Despite the data and endorsements, men’s coaches aren’t exactly embracing the thought.
Notre Dame Head coach Mike Brey told me halves make the college game unique. Virginia Tech’s Buzz Williams said he needs evidence but supports whatever system gets his team to the free throw line the most. Ben Howland of Mississippi State doesn’t see the need to change or get rid of the 1 and 1 foul shot. Oakland’s Greg Kampe is a self-described traditionalist whose opinion echoed Howland’s, but said he would give it a second thought after we talked and I showed him the data.
One NCAA committee member told me playing four quarters would be too jarring.
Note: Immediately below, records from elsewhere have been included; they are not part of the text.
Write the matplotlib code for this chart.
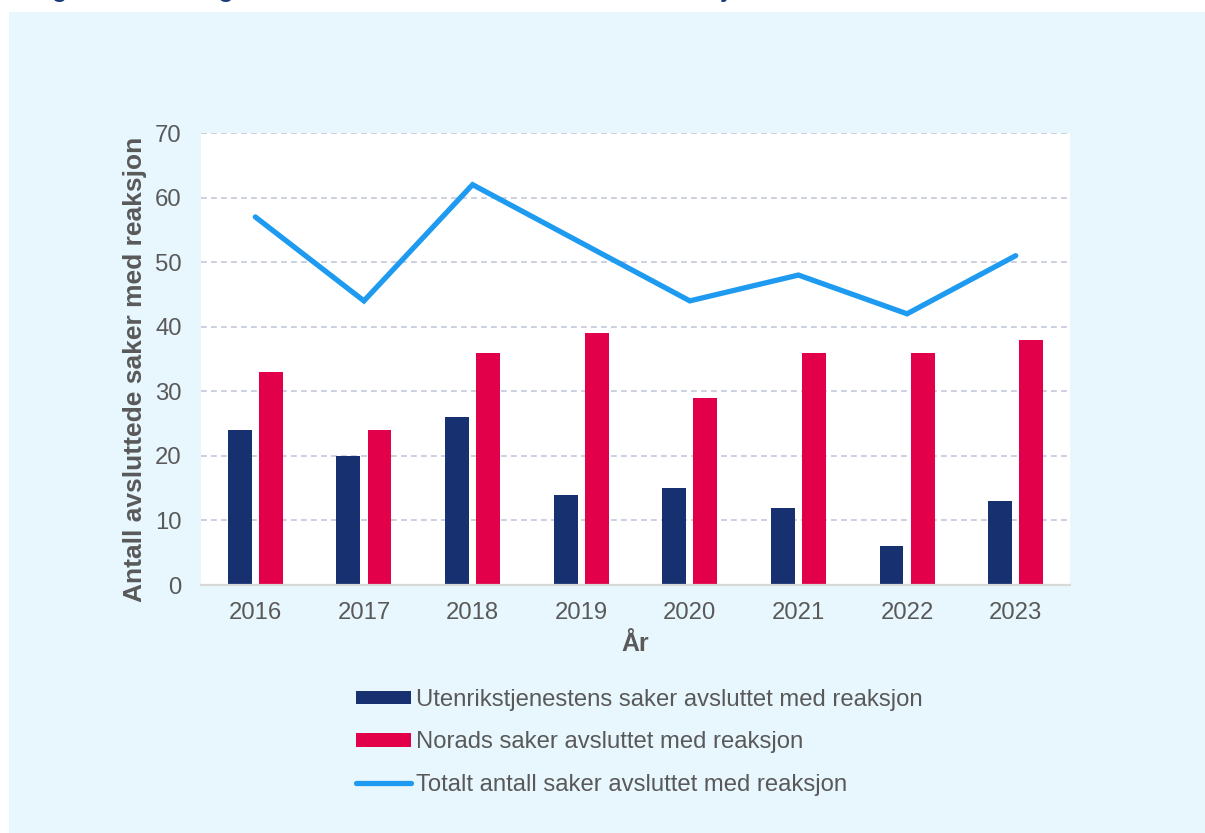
import numpy as np
import matplotlib.pyplot as plt
from matplotlib.patches import Rectangle

plt.rcParams["font.family"] = ["Liberation Sans", "DejaVu Sans"]

years = ["2016", "2017", "2018", "2019", "2020", "2021", "2022", "2023"]
ud_saker = [24, 20, 26, 14, 15, 12, 6, 13]
norad_saker = [33, 24, 36, 39, 29, 36, 36, 38]
totalt = [57, 44, 62, 53, 44, 48, 42, 51]

navy = "#17306F"
red = "#E2004A"
lightblue = "#1E9BF0"
grey = "#595959"
bg = "#E8F7FE"

fig = plt.figure(figsize=(12.05, 8.33), dpi=100)
fig.patches.append(Rectangle((9 / 1205, 0), 1, (833 - 12) / 833, transform=fig.transFigure,
                             facecolor=bg, edgecolor="none", zorder=-10))
# title sits mostly above the visible area, only descenders show
fig.text(30 / 1205, (833 + 3) / 833, "Figur 3: Utvikling i antall saker som er avsluttet med reaksjon",
         fontsize=18, fontweight="bold", color="#1B3A7A", va="baseline", ha="left")

ax = fig.add_axes([201 / 1205, (833 - 585) / 833, (1070 - 201) / 1205, (585 - 133) / 833])
ax.set_facecolor("white")

x = np.arange(len(years))
w = 0.22
b1 = ax.bar(x - 0.143, ud_saker, w, color=navy, label="Utenrikstjenestens saker avsluttet med reaksjon", zorder=3)
b2 = ax.bar(x + 0.143, norad_saker, w, color=red, label="Norads saker avsluttet med reaksjon", zorder=3)
l1, = ax.plot(x, totalt, color=lightblue, lw=3.8, solid_capstyle="round", solid_joinstyle="miter",
              label="Totalt antall saker avsluttet med reaksjon", zorder=4)

ax.set_xlim(-0.5, len(years) - 0.5)
ax.set_ylim(0, 70)
ax.set_yticks(range(0, 71, 10))
ax.set_xticks(x)
ax.set_xticklabels(years)
ax.yaxis.grid(True, ls=(0, (3.5, 2.5)), color="#C3C7DA", lw=1.2, zorder=0)
ax.tick_params(axis="both", length=0, labelsize=17.2, labelcolor=grey)
ax.tick_params(axis="x", pad=12)
ax.tick_params(axis="y", pad=14)
for s in ["top", "right", "left"]:
    ax.spines[s].set_visible(False)
ax.spines["bottom"].set_color("#D9D9D9")
ax.spines["bottom"].set_linewidth(1.6)
ax.spines["bottom"].set_zorder(5)

ax.set_xlabel("År", fontsize=18, fontweight="bold", color=grey, labelpad=6)
ax.set_ylabel("Antall avsluttede saker med reaksjon", fontsize=19, fontweight="bold", color=grey, labelpad=6)
ax.yaxis.label.set_y(0.478)

fig.legend([b1, b2, l1], [b1.get_label(), b2.get_label(), l1.get_label()],
           loc="upper left", bbox_to_anchor=(356 / 1205, (833 - 689) / 833), frameon=False,
           fontsize=17.2, labelcolor=grey, handlelength=2.3, handleheight=0.5,
           handletextpad=0.2, labelspacing=0.85, borderpad=0, borderaxespad=0)

fig.savefig("out.png", dpi=100)
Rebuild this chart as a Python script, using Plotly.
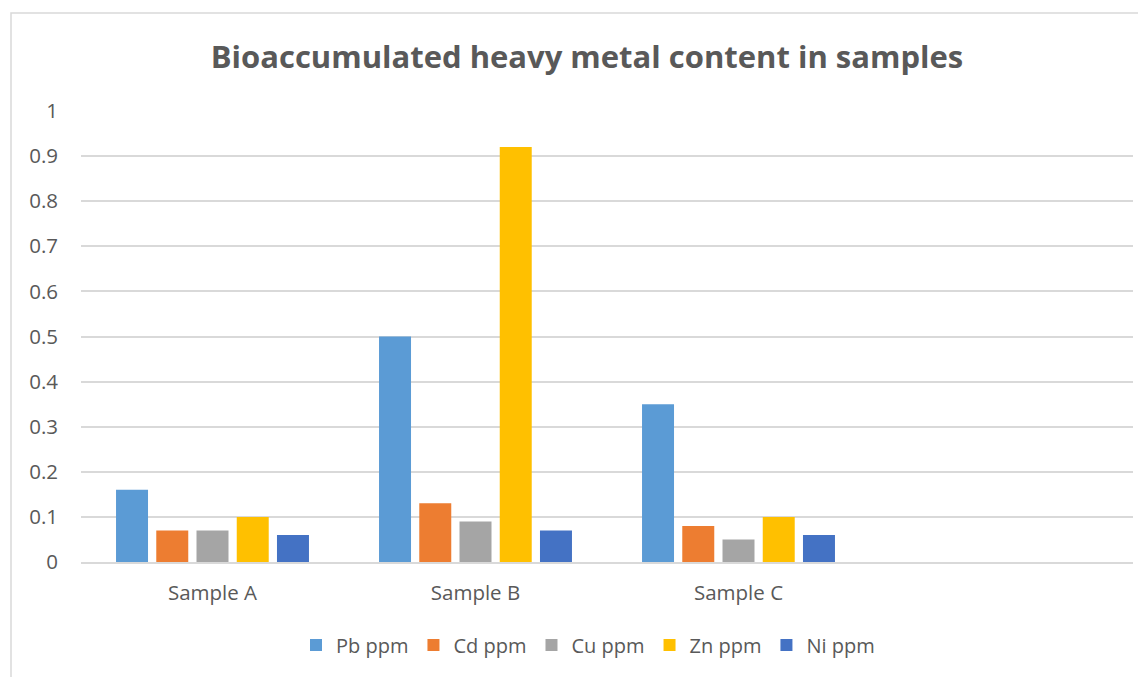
import plotly.graph_objects as go

categories = ["Sample A", "Sample B", "Sample C", " "]
series_names = ["Pb ppm", "Cd ppm", "Cu ppm", "Zn ppm", "Ni ppm"]
pb = [0.16, 0.50, 0.35, None]
cd = [0.07, 0.13, 0.08, None]
cu = [0.07, 0.09, 0.05, None]
zn = [0.10, 0.92, 0.10, None]
ni = [0.06, 0.07, 0.06, None]
colors = ["#5B9BD5", "#ED7D31", "#A5A5A5", "#FFC000", "#4472C4"]
y_ticks = [0, 0.1, 0.2, 0.3, 0.4, 0.5, 0.6, 0.7, 0.8, 0.9, 1]
y_tick_labels = ["0", "0.1", "0.2", "0.3", "0.4", "0.5", "0.6", "0.7", "0.8", "0.9", "1"]

FONT = "Open Sans"
TXT = "#595959"
W, H = 1138, 669          # page body has an 8px margin
L, T, PW, PH = 73, 103, 1052, 451

fig = go.Figure()
for name, vals, col in zip(series_names, [pb, cd, cu, zn, ni], colors):
    fig.add_trace(go.Bar(x=categories, y=vals, name=name,
                         marker=dict(color=col, line=dict(width=0))))

fig.update_layout(
    width=W, height=H,
    margin=dict(l=L, r=W - L - PW, t=T, b=H - T - PH),
    paper_bgcolor="white", plot_bgcolor="white",
    barmode="group", bargap=0.235, bargroupgap=0.205,
    font=dict(family=FONT, color=TXT, size=20),
    title=dict(text="<b>Bioaccumulated heavy metal content in samples</b>",
               x=579 / W, xref="container", xanchor="center",
               y=1 - 49 / H, yref="container", yanchor="middle",
               font=dict(family=FONT, size=31, color=TXT)),
    xaxis=dict(type="category", range=[-0.5, 3.5], showgrid=False,
               showline=True, linecolor="#D9D9D9", linewidth=1.5,
               ticks="", tickfont=dict(size=20.5, color=TXT), ticklabelstandoff=12),
    yaxis=dict(range=[0, 1], tickvals=y_ticks, ticktext=y_tick_labels,
               showgrid=True, gridcolor="#D9D9D9", gridwidth=1.5,
               zeroline=False, showline=False, ticks="",
               tickfont=dict(size=20.5, color=TXT), ticklabelstandoff=22),
    legend=dict(orientation="h", x=(580 - L) / PW, xanchor="center",
                y=-(637 - (T + PH)) / PH, yanchor="middle",
                font=dict(size=20, color=TXT), itemwidth=30,
                traceorder="normal"),
    shapes=[dict(type="rect", xref="paper", yref="paper",
                 x0=(3 - L) / PW, x1=1.2, y0=-0.5, y1=1 + (T - 5) / PH,
                 line=dict(color="#D9D9D9", width=1.5), fillcolor="rgba(0,0,0,0)",
                 layer="below")],
)

fig.write_html("out.html")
He also said there was no goal other than to collect data. Why not start by looking at data that already exists?
Every two years, the NCAA can make rules changes for the upcoming season. Last year they focused on freedom of movement, something the Women’s Basketball Rules Committee took a close look at years ago. They had the foresight it would have a positive overall effect on the game, and it did. The numbers back it up. This summer, the focus should shift to quarters. Fans are ready. It’s time to buy in and put the discussion on the agenda.